[Task description]
Copy exactly the lines that run from the top of the listing to the line containing "import altair as alt", both ends included, and omit the pictures.

[Materials provided]
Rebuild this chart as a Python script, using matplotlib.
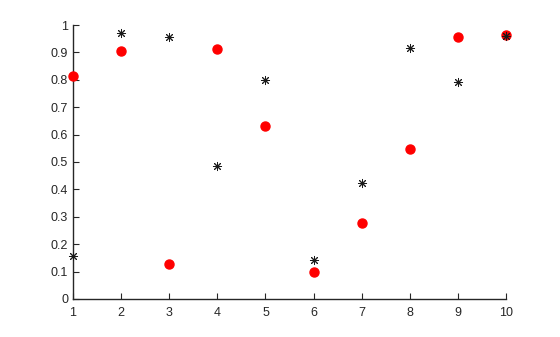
import numpy as np
import matplotlib.pyplot as plt

plt.rcParams['font.family'] = ['Liberation Sans', 'DejaVu Sans']

x = [1, 2, 3, 4, 5, 6, 7, 8, 9, 10]
red_y = [0.8147, 0.9058, 0.1270, 0.9134, 0.6324, 0.0975, 0.2785, 0.5469, 0.9575, 0.9649]
star_y = [0.1576, 0.9706, 0.9572, 0.4854, 0.8003, 0.1419, 0.4218, 0.9157, 0.7922, 0.9595]

fig = plt.figure(figsize=(5.6, 3.37), dpi=100)
ax = fig.add_axes([0.1304, 0.1128, 0.9036 - 0.1304, 0.9258 - 0.1128])

ax.plot(x, red_y, 'o', color='red', markersize=6.5, clip_on=False, zorder=3)
ax.plot(x, star_y, linestyle='none', marker=(8, 2, 0), color='#1a1a1a',
        markersize=6.5, markeredgewidth=0.7, clip_on=False, zorder=4)

ax.set_xlim(1, 10)
ax.set_ylim(0, 1)
ax.set_xticks(range(1, 11))
ax.set_yticks(np.arange(0, 1.01, 0.1))
ax.set_yticklabels(['0', '0.1', '0.2', '0.3', '0.4', '0.5', '0.6', '0.7', '0.8', '0.9', '1'])

ax.spines['top'].set_visible(False)
ax.spines['right'].set_visible(False)
for s in ['left', 'bottom']:
    ax.spines[s].set_color('#262626')
    ax.spines[s].set_linewidth(1)
ax.tick_params(direction='in', length=4, width=0.8, colors='#262626',
               labelsize=9, labelcolor='#262626')
ax.tick_params(axis='x', pad=6)

fig.savefig('out.png', dpi=100)
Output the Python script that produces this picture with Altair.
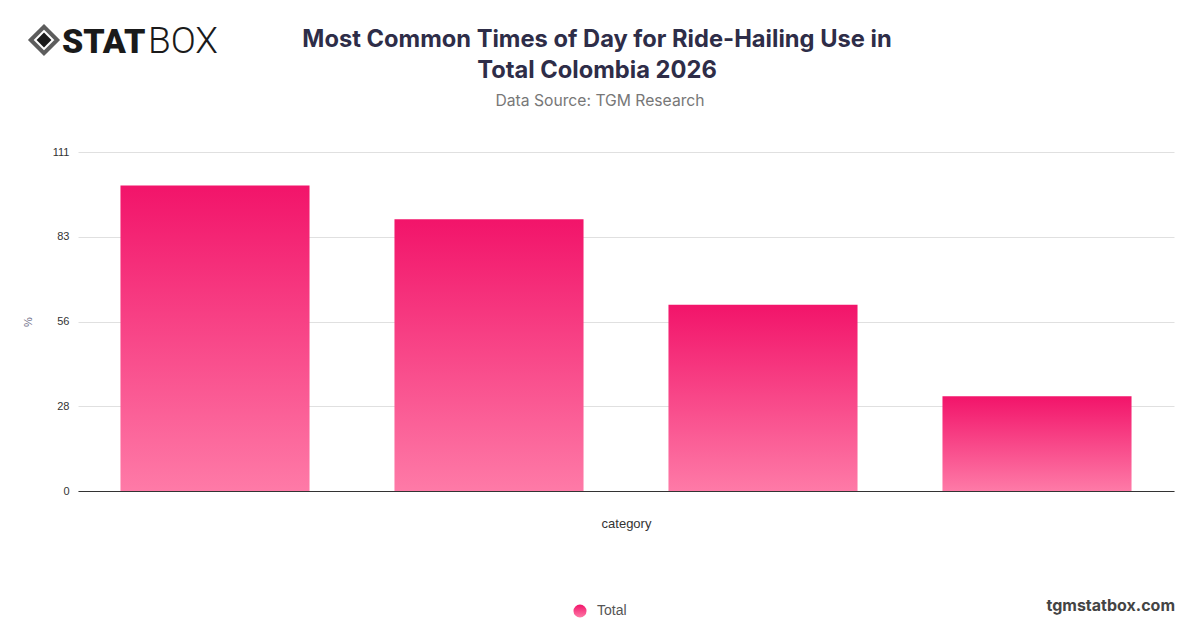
"""Bar chart: most common times of day for ride-hailing use, Colombia 2026."""

import pandas as pd
import altair as alt

# chart values
categories = ["Evening", "Morning", "Afternoon", "Night"]
values = [100, 89, 61, 31]
series_name = "Total"
y_ticks = [0, 27.75, 55.5, 83.25, 111]

title_lines = ["Most Common Times of Day for Ride-Hailing Use in", "Total Colombia 2026"]
subtitle = "Data Source: TGM Research"
footer = "tgmstatbox.com"

bars_df = pd.DataFrame({"category": categories, "value": values})

pink_gradient = alt.Gradient(
    gradient="linear",
    stops=[alt.GradientStop(color="#f2146a", offset=0),
           alt.GradientStop(color="#fe7aa7", offset=1)],
    x1=0, x2=0, y1=0, y2=1,
)

bars = alt.Chart(bars_df).mark_bar(color=pink_gradient).encode(
    x=alt.X("category:N", sort=None, title="category",
            scale=alt.Scale(paddingInner=0.31, paddingOuter=0.155),
            axis=alt.Axis(labels=False, ticks=False, domainColor="#333333",
                          titlePadding=26, titleFontSize=13,
                          titleFontWeight="normal", titleColor="#333333")),
    y=alt.Y("value:Q", title="%",
            scale=alt.Scale(domain=[0, 111], nice=False),
            axis=alt.Axis(values=y_ticks, format=".0f", domain=False, ticks=False,
                          labelPadding=9, labelFontSize=11, labelColor="#333333",
                          gridColor="#e0e0e0", titlePadding=19,
                          titleFontSize=11, titleFontWeight="normal",
                          titleColor="#6b6b85")),
)


def text_layer(text, x, y, **kw):
    df = pd.DataFrame({"t": [text]})
    return alt.Chart(df).mark_text(**kw).encode(
        text="t:N", x=alt.value(x), y=alt.value(y))


title1 = text_layer(title_lines[0], 519, -112, fontSize=23.7, fontWeight="bold",
                    font="Inter", color="#2e2d48", align="center", baseline="middle")
title2 = text_layer(title_lines[1], 519, -81, fontSize=23.7, fontWeight="bold",
                    font="Inter", color="#2e2d48", align="center", baseline="middle")
sub = text_layer(subtitle, 522, -51, fontSize=15.7, font="Inter",
                 color="#777777", align="center", baseline="middle")

logo_icon_outer = alt.Chart(pd.DataFrame({"t": [0]})).mark_point(
    shape="diamond", size=700, strokeWidth=4, color="#1a1a1a", filled=False
).encode(x=alt.value(-34), y=alt.value(-112))
logo_icon_inner = alt.Chart(pd.DataFrame({"t": [0]})).mark_point(
    shape="diamond", size=220, color="#1a1a1a", filled=True, opacity=1
).encode(x=alt.value(-34), y=alt.value(-112))
logo_stat = text_layer("STAT", -16, -99, fontSize=34, fontWeight=900, font="Roboto",
                       color="#1a1a1a", align="left", baseline="alphabetic")
logo_box = text_layer("BOX", 70, -99, fontSize=37, fontWeight=300, font="Roboto",
                      color="#1a1a1a", align="left", baseline="alphabetic")

legend_dot = alt.Chart(pd.DataFrame({"t": [series_name]})).mark_circle(
    color=pink_gradient, size=170, opacity=1
).encode(x=alt.value(502), y=alt.value(459))
legend_text = text_layer(series_name, 519, 459, fontSize=14, font="Liberation Sans",
                         color="#555555", align="left", baseline="middle")

foot = text_layer(footer, 1097, 454, fontSize=16, fontWeight="bold", font="Inter",
                  color="#444444", align="right", baseline="middle")

chart = alt.layer(
    bars, title1, title2, sub, logo_icon_outer, logo_icon_inner, logo_stat, logo_box,
    legend_dot, legend_text, foot,
).properties(
    width=1096,
    height=339,
    autosize=alt.AutoSizeParams(type="none"),
    padding={"left": 70, "top": 144, "right": 18, "bottom": 129},
).configure_view(
    stroke=None
).configure_axis(
    labelFont="Liberation Sans", titleFont="Liberation Sans"
)

chart.save("out.html", embed_options={"renderer": "svg", "actions": False})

[Full answer]
Rebuild this chart as a Python script, using matplotlib.
import numpy as np
import matplotlib.pyplot as plt

plt.rcParams['font.family'] = ['Liberation Sans', 'DejaVu Sans']

x = [1, 2, 3, 4, 5, 6, 7, 8, 9, 10]
red_y = [0.8147, 0.9058, 0.1270, 0.9134, 0.6324, 0.0975, 0.2785, 0.5469, 0.9575, 0.9649]
star_y = [0.1576, 0.9706, 0.9572, 0.4854, 0.8003, 0.1419, 0.4218, 0.9157, 0.7922, 0.9595]

fig = plt.figure(figsize=(5.6, 3.37), dpi=100)
ax = fig.add_axes([0.1304, 0.1128, 0.9036 - 0.1304, 0.9258 - 0.1128])

ax.plot(x, red_y, 'o', color='red', markersize=6.5, clip_on=False, zorder=3)
ax.plot(x, star_y, linestyle='none', marker=(8, 2, 0), color='#1a1a1a',
        markersize=6.5, markeredgewidth=0.7, clip_on=False, zorder=4)

ax.set_xlim(1, 10)
ax.set_ylim(0, 1)
ax.set_xticks(range(1, 11))
ax.set_yticks(np.arange(0, 1.01, 0.1))
ax.set_yticklabels(['0', '0.1', '0.2', '0.3', '0.4', '0.5', '0.6', '0.7', '0.8', '0.9', '1'])

ax.spines['top'].set_visible(False)
ax.spines['right'].set_visible(False)
for s in ['left', 'bottom']:
    ax.spines[s].set_color('#262626')
    ax.spines[s].set_linewidth(1)
ax.tick_params(direction='in', length=4, width=0.8, colors='#262626',
               labelsize=9, labelcolor='#262626')
ax.tick_params(axis='x', pad=6)

fig.savefig('out.png', dpi=100)
Output the Python script that produces this picture with Altair.
"""Bar chart: most common times of day for ride-hailing use, Colombia 2026."""

import pandas as pd
import altair as alt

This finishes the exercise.